#AceFoodNews – FRANCE – Nov.10 – In the soft light of the chandeliers at Château Ausone, Alain Vauthier veers away from the issue at hand, taking flight into distant centuries, reaching for safe anecdotes, digressing into tales of the Wars of the Roses and racehorses, broken tractors and the bold adventures of his ancestors in Algeria.
Against a backdrop of gold-colored silk tapestries, he mentions the ’47 Cheval Blanc he once drank, finds excuses to talk about lobsters and the early days of television, and to complain about French highway tolls that make it cheaper to fly with budget airlines — anything to avoid talking about the real issue, the issue one no one wants to talk about.
Twice, he says: “I’m not one of those who deny climate change,” and yet, in his elegant way, that’s exactly what he is doing.

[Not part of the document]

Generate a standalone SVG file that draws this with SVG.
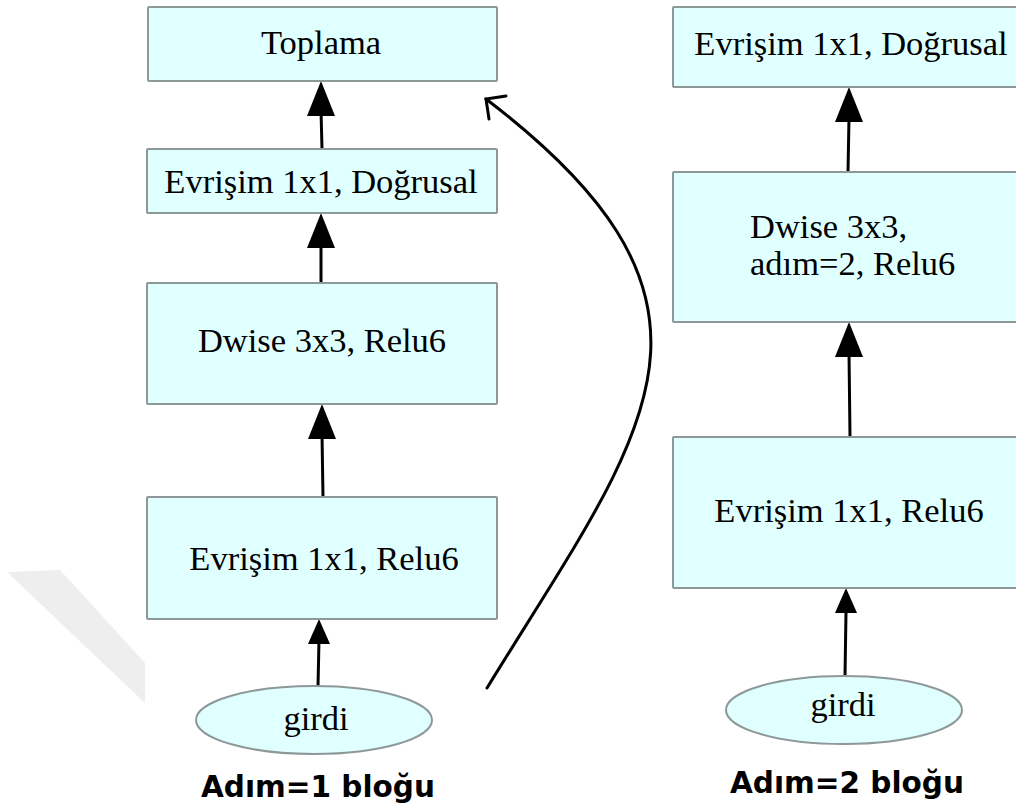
<svg xmlns="http://www.w3.org/2000/svg" xmlns:xlink="http://www.w3.org/1999/xlink" width="1016" height="810" viewBox="0 0 1016 810">
  <style>
    .box { fill: #e0ffff; stroke: #8e9898; stroke-width: 2; }
    .lbl { font-family: "Liberation Serif", "Times New Roman", serif; font-size: 34.5px; fill: #000; }
    .mid { text-anchor: middle; }
    .ttl { font-family: "DejaVu Sans", Verdana, sans-serif; font-weight: bold; font-size: 29.5px; fill: #000; text-anchor: middle; }
    .edge { stroke: #000; stroke-width: 3; fill: none; stroke-linecap: round; }
    .head { fill: #000; }
    .wm { fill: #eeeeee; }
  </style>
  <defs>
    <path id="bigHead" d="M0,0 L-14,35 L14,35 Z"/>
    <path id="smallHead" d="M0,0 L-11,25 L11,25 Z"/>
  </defs>

  <rect width="1016" height="810" fill="#ffffff"/>

  <!-- faint background band -->
  <polygon class="wm" points="7,572 60,570 145,663 145,703"/>

  <!-- connectors -->
  <g id="connectors">
    <!-- left block -->
    <line class="edge" x1="318" y1="686" x2="319" y2="640"/>
    <use xlink:href="#smallHead" class="head" x="319" y="619"/>
    <line class="edge" x1="323" y1="497" x2="322" y2="434"/>
    <use xlink:href="#bigHead" class="head" x="322" y="404"/>
    <line class="edge" x1="321" y1="283" x2="321" y2="242"/>
    <use xlink:href="#bigHead" class="head" x="321" y="213"/>
    <line class="edge" x1="322" y1="149" x2="321" y2="110"/>
    <use xlink:href="#bigHead" class="head" x="321" y="81"/>
    <!-- skip connection -->
    <path class="edge" d="M487,688 C644,432 760,308 486,99"/>
    <path class="edge" d="M506,96 L486,99 L489,119"/>
    <!-- right block -->
    <line class="edge" x1="845" y1="676" x2="846" y2="612"/>
    <use xlink:href="#smallHead" class="head" x="846" y="588"/>
    <line class="edge" x1="850" y1="437" x2="849" y2="352"/>
    <use xlink:href="#bigHead" class="head" x="849" y="322"/>
    <line class="edge" x1="848" y1="172" x2="849" y2="118"/>
    <use xlink:href="#bigHead" class="head" x="849" y="87"/>
  </g>

  <!-- left block: stride 1 -->
  <g id="l-toplama">
    <rect class="box" x="148" y="7" width="349" height="74" rx="1"/>
    <text class="lbl mid" x="321" y="54">Toplama</text>
  </g>
  <g id="l-conv-linear">
    <rect class="box" x="147" y="149" width="350" height="64" rx="1"/>
    <text class="lbl mid" x="321" y="193">Evrişim 1x1, Doğrusal</text>
  </g>
  <g id="l-dwise">
    <rect class="box" x="147" y="283" width="350" height="121" rx="1"/>
    <text class="lbl mid" x="322" y="352">Dwise 3x3, Relu6</text>
  </g>
  <g id="l-conv-relu">
    <rect class="box" x="147" y="497" width="350" height="122" rx="1"/>
    <text class="lbl mid" x="324" y="570">Evrişim 1x1, Relu6</text>
  </g>
  <g id="l-input">
    <ellipse class="box" cx="314" cy="720" rx="118" ry="34"/>
    <text class="lbl mid" x="316" y="730">girdi</text>
  </g>
  <text class="ttl" x="318" y="797">Adım=1 bloğu</text>

  <!-- right block: stride 2 -->
  <g id="r-conv-linear">
    <rect class="box" x="673" y="7" width="360" height="80" rx="1"/>
    <text class="lbl mid" x="851" y="55">Evrişim 1x1, Doğrusal</text>
  </g>
  <g id="r-dwise">
    <rect class="box" x="673" y="172" width="360" height="150" rx="1"/>
    <text class="lbl" x="750" y="238">Dwise 3x3,</text>
    <text class="lbl" x="750" y="275">adım=2, Relu6</text>
  </g>
  <g id="r-conv-relu">
    <rect class="box" x="673" y="437" width="360" height="151" rx="1"/>
    <text class="lbl mid" x="849" y="522">Evrişim 1x1, Relu6</text>
  </g>
  <g id="r-input">
    <ellipse class="box" cx="844" cy="710" rx="118" ry="34"/>
    <text class="lbl mid" x="843" y="716">girdi</text>
  </g>
  <text class="ttl" x="847" y="793">Adım=2 bloğu</text>
</svg>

It’s all very complex, he says, an older man in a short-sleeved shirt who, as a winemaker, has managed to be ranked 273rd on the list of the wealthiest Frenchmen.
Vauthier says there is certainly no “bon problème,” the term used in the region to refer to climate change until recently.
But he does recognize that there is a “faux problème,” one that has been invented. Global warming hasn’t actually been all that disadvantageous, he says, at least not here in Bordeaux, or Bordelais, as the French call it, and certainly not in the vineyards of his Château Ausone, which is permitted to use the classification Saint-Emilion Premier Grand Cru Classé “A” for its wines.